Problem to work on:
Restate the whole of the material. Keep every word, and drop the pictures.

Provided data:

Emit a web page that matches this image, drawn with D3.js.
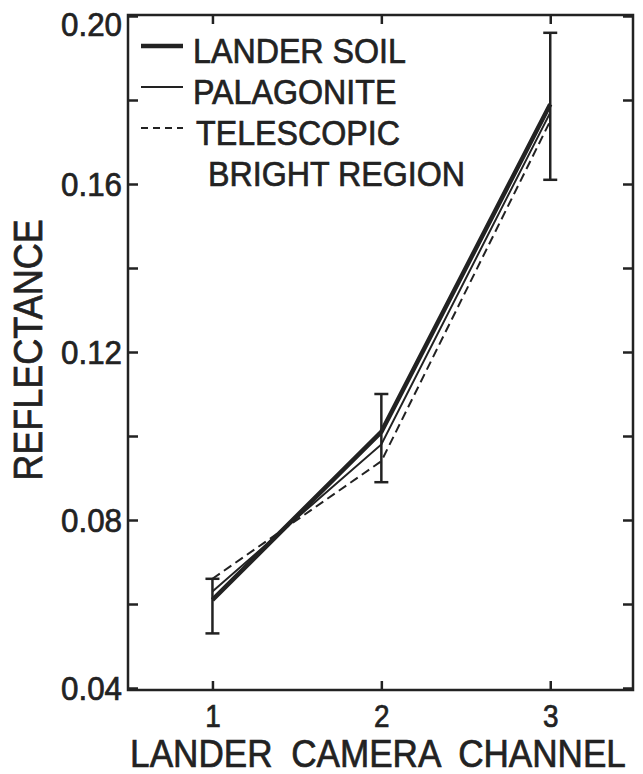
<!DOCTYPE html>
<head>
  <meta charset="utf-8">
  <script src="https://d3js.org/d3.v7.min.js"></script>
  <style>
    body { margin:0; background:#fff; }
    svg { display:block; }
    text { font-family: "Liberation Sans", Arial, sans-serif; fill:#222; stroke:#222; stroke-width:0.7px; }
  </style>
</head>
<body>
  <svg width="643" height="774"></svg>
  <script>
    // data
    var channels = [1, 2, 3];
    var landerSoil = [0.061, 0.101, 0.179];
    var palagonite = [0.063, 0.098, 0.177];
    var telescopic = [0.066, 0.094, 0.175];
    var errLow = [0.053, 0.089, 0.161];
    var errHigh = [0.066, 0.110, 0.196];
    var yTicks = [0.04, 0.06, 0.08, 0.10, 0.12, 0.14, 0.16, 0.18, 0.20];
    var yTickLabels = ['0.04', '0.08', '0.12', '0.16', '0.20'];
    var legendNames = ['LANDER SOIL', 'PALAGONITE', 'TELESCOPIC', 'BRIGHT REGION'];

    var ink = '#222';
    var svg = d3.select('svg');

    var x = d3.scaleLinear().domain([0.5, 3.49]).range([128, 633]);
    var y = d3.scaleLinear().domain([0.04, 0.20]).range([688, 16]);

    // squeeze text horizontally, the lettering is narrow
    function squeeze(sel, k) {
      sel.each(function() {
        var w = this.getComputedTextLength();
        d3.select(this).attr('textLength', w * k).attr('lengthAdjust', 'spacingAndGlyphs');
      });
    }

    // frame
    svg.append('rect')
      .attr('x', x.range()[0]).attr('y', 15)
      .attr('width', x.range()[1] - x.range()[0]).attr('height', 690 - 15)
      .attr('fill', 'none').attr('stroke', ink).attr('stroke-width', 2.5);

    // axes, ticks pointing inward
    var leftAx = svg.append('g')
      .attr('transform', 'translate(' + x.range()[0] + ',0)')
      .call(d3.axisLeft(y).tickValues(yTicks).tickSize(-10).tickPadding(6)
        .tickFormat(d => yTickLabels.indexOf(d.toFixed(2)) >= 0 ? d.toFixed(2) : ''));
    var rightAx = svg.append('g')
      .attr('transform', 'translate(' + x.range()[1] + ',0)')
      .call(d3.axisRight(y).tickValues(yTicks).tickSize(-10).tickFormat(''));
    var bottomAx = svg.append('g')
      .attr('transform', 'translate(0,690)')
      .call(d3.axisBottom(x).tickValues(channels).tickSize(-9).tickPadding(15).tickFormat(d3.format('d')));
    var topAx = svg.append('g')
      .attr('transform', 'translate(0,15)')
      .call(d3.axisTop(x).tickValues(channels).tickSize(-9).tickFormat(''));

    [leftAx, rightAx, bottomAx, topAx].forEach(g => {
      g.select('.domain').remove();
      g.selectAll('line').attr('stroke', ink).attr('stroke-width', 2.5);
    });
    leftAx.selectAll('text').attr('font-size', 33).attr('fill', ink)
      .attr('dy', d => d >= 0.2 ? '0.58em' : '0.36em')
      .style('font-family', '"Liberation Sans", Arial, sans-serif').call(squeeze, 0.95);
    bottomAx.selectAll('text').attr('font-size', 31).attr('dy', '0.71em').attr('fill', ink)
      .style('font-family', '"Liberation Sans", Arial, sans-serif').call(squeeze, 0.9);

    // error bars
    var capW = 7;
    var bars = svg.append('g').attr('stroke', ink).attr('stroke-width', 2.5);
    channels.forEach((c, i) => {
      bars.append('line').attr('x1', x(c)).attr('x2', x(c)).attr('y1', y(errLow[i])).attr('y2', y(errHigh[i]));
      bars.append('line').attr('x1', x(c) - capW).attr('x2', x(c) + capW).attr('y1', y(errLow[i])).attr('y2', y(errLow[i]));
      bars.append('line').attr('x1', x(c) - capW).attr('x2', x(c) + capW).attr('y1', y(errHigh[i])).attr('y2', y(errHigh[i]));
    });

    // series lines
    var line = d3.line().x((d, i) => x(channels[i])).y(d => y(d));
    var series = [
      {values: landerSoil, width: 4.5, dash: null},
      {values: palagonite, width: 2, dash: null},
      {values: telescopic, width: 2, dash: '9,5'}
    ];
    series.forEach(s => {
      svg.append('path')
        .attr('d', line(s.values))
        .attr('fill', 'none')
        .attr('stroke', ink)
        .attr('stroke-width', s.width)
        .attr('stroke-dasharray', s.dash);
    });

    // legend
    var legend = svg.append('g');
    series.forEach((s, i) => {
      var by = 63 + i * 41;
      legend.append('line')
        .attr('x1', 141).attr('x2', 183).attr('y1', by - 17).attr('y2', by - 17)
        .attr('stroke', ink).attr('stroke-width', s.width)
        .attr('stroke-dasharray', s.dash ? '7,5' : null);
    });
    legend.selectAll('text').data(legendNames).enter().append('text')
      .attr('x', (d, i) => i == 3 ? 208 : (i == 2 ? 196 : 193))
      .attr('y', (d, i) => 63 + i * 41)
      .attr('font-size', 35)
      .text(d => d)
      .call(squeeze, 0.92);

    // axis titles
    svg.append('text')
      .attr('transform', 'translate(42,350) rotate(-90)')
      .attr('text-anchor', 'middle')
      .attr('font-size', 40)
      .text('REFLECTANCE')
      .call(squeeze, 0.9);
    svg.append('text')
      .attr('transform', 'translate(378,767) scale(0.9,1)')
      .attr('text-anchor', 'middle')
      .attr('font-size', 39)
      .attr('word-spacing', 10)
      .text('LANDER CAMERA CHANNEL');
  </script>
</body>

Task result:
Emit a web page that matches this image, drawn with D3.js.
<!DOCTYPE html>
<head>
  <meta charset="utf-8">
  <script src="https://d3js.org/d3.v7.min.js"></script>
  <style>
    body { margin:0; background:#fff; }
    svg { display:block; }
    text { font-family: "Liberation Sans", Arial, sans-serif; fill:#222; stroke:#222; stroke-width:0.7px; }
  </style>
</head>
<body>
  <svg width="643" height="774"></svg>
  <script>
    // data
    var channels = [1, 2, 3];
    var landerSoil = [0.061, 0.101, 0.179];
    var palagonite = [0.063, 0.098, 0.177];
    var telescopic = [0.066, 0.094, 0.175];
    var errLow = [0.053, 0.089, 0.161];
    var errHigh = [0.066, 0.110, 0.196];
    var yTicks = [0.04, 0.06, 0.08, 0.10, 0.12, 0.14, 0.16, 0.18, 0.20];
    var yTickLabels = ['0.04', '0.08', '0.12', '0.16', '0.20'];
    var legendNames = ['LANDER SOIL', 'PALAGONITE', 'TELESCOPIC', 'BRIGHT REGION'];

    var ink = '#222';
    var svg = d3.select('svg');

    var x = d3.scaleLinear().domain([0.5, 3.49]).range([128, 633]);
    var y = d3.scaleLinear().domain([0.04, 0.20]).range([688, 16]);

    // squeeze text horizontally, the lettering is narrow
    function squeeze(sel, k) {
      sel.each(function() {
        var w = this.getComputedTextLength();
        d3.select(this).attr('textLength', w * k).attr('lengthAdjust', 'spacingAndGlyphs');
      });
    }

    // frame
    svg.append('rect')
      .attr('x', x.range()[0]).attr('y', 15)
      .attr('width', x.range()[1] - x.range()[0]).attr('height', 690 - 15)
      .attr('fill', 'none').attr('stroke', ink).attr('stroke-width', 2.5);

    // axes, ticks pointing inward
    var leftAx = svg.append('g')
      .attr('transform', 'translate(' + x.range()[0] + ',0)')
      .call(d3.axisLeft(y).tickValues(yTicks).tickSize(-10).tickPadding(6)
        .tickFormat(d => yTickLabels.indexOf(d.toFixed(2)) >= 0 ? d.toFixed(2) : ''));
    var rightAx = svg.append('g')
      .attr('transform', 'translate(' + x.range()[1] + ',0)')
      .call(d3.axisRight(y).tickValues(yTicks).tickSize(-10).tickFormat(''));
    var bottomAx = svg.append('g')
      .attr('transform', 'translate(0,690)')
      .call(d3.axisBottom(x).tickValues(channels).tickSize(-9).tickPadding(15).tickFormat(d3.format('d')));
    var topAx = svg.append('g')
      .attr('transform', 'translate(0,15)')
      .call(d3.axisTop(x).tickValues(channels).tickSize(-9).tickFormat(''));

    [leftAx, rightAx, bottomAx, topAx].forEach(g => {
      g.select('.domain').remove();
      g.selectAll('line').attr('stroke', ink).attr('stroke-width', 2.5);
    });
    leftAx.selectAll('text').attr('font-size', 33).attr('fill', ink)
      .attr('dy', d => d >= 0.2 ? '0.58em' : '0.36em')
      .style('font-family', '"Liberation Sans", Arial, sans-serif').call(squeeze, 0.95);
    bottomAx.selectAll('text').attr('font-size', 31).attr('dy', '0.71em').attr('fill', ink)
      .style('font-family', '"Liberation Sans", Arial, sans-serif').call(squeeze, 0.9);

    // error bars
    var capW = 7;
    var bars = svg.append('g').attr('stroke', ink).attr('stroke-width', 2.5);
    channels.forEach((c, i) => {
      bars.append('line').attr('x1', x(c)).attr('x2', x(c)).attr('y1', y(errLow[i])).attr('y2', y(errHigh[i]));
      bars.append('line').attr('x1', x(c) - capW).attr('x2', x(c) + capW).attr('y1', y(errLow[i])).attr('y2', y(errLow[i]));
      bars.append('line').attr('x1', x(c) - capW).attr('x2', x(c) + capW).attr('y1', y(errHigh[i])).attr('y2', y(errHigh[i]));
    });

    // series lines
    var line = d3.line().x((d, i) => x(channels[i])).y(d => y(d));
    var series = [
      {values: landerSoil, width: 4.5, dash: null},
      {values: palagonite, width: 2, dash: null},
      {values: telescopic, width: 2, dash: '9,5'}
    ];
    series.forEach(s => {
      svg.append('path')
        .attr('d', line(s.values))
        .attr('fill', 'none')
        .attr('stroke', ink)
        .attr('stroke-width', s.width)
        .attr('stroke-dasharray', s.dash);
    });

    // legend
    var legend = svg.append('g');
    series.forEach((s, i) => {
      var by = 63 + i * 41;
      legend.append('line')
        .attr('x1', 141).attr('x2', 183).attr('y1', by - 17).attr('y2', by - 17)
        .attr('stroke', ink).attr('stroke-width', s.width)
        .attr('stroke-dasharray', s.dash ? '7,5' : null);
    });
    legend.selectAll('text').data(legendNames).enter().append('text')
      .attr('x', (d, i) => i == 3 ? 208 : (i == 2 ? 196 : 193))
      .attr('y', (d, i) => 63 + i * 41)
      .attr('font-size', 35)
      .text(d => d)
      .call(squeeze, 0.92);

    // axis titles
    svg.append('text')
      .attr('transform', 'translate(42,350) rotate(-90)')
      .attr('text-anchor', 'middle')
      .attr('font-size', 40)
      .text('REFLECTANCE')
      .call(squeeze, 0.9);
    svg.append('text')
      .attr('transform', 'translate(378,767) scale(0.9,1)')
      .attr('text-anchor', 'middle')
      .attr('font-size', 39)
      .attr('word-spacing', 10)
      .text('LANDER CAMERA CHANNEL');
  </script>
</body>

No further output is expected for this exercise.